Return to function phase of physiotherapy rehabilitation
| Goals of treatment | Return the patient to their previous level of function; Achieve full active and passive range of motion; |  |
|  | Treatment | Justification |
| Education and advice | Education about the importance of a home based exercise program in the late stage of rehabilitation | Ensures patient compliance |
| Correction of techniques performed | Ensures that the correct target muscles are being used |
| Education to ensure that the patient performs activities and exercises within pain free limits | This reduces the chance that the patient may work too hard and cause reinjury |
| Manual therapy | PNF functional patterns with increasing resistance | Continues to strengthen muscles, improves motor control and scapulohumeral rhythm |
| Therapeutic exercise | Exercises specific for the patient’s functional needs e.g. functional reaching | To improve the patients functional ability |
| Proprioception exercises e.g. Wall push ups with the hands resting on medicine balls or dura disks | Improves proprioception important to reduce reinjury as return to function/sport |
| Strengthen the shoulder elevators – deltoid, flexors and also latissimus dorsi. | Important in this phase of the rehabilitation following strengthening of the shoulder depressors |
| Progress strengthening exercises to incorporate speed and load to make more functional | Adding speed and load to exercises ensures that the patient is prepared for more functional tasks and activities |
| Electrophysical modalities | Ice after exercise | May assist to reduce any inflammation post exercise |
| External physical aids | May use head of humerus repositioning tape if necessary | May assist with return to function |

==Prognosis==
In 1997 Morrison et al published a study that reviewed the cases of 616 patients (636 shoulders) with impingement syndrome (painful arc of motion) to assess the outcome of non-surgical care. An attempt was made to exclude patients who were suspected of having additional shoulder conditions such as, full-thickness tears of the rotator cuff, degenerative arthritis of the acromioclavicular joint, instability of the glenohumeral joint, or adhesive capsulitis. All patients were managed with anti-inflammatory medication and a specific, supervised physical-therapy regimen. The patients were followed up from six months to over six years. They found that
- 67% (413 patients) of the patients improved, 28% did not improve and went to surgical treatment, and 5% did not improve and declined further treatment.

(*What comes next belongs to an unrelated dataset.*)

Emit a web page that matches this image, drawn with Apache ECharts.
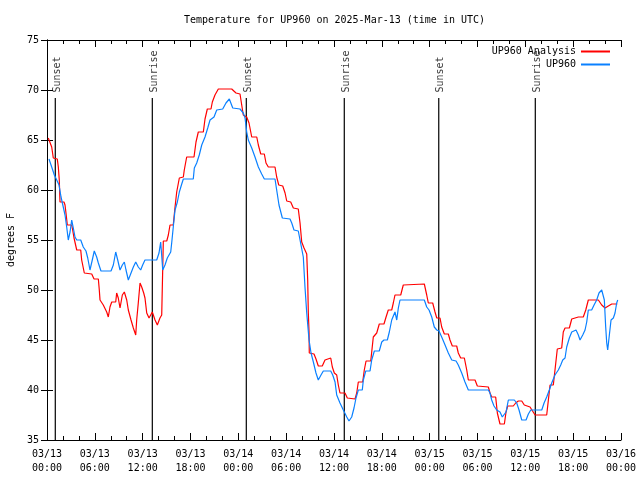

- Of the 413 patients who improved, 74 had a recurrence of symptoms during the observation period and their symptoms responded to rest or after resumption of the exercise program.
- Younger patients (20 years or less) and patients between 41 and 60 years of age, fared better than those who were in the 21 to 40 years age group. This may be related to the peak incidence of work, job requirements, sports and hobby related activities, that may place greater demands on the shoulder.
- Patients who were older than sixty years of age had the "poorest results". This was thought to be potentially related to "undiagnosed full-thickness tears of the rotator cuff". It is known that the rotator cuff and adjacent structures undergo degenerative changes with ageing.

Most patients improve with conservative therapy, and experience symptoms for only a few weeks.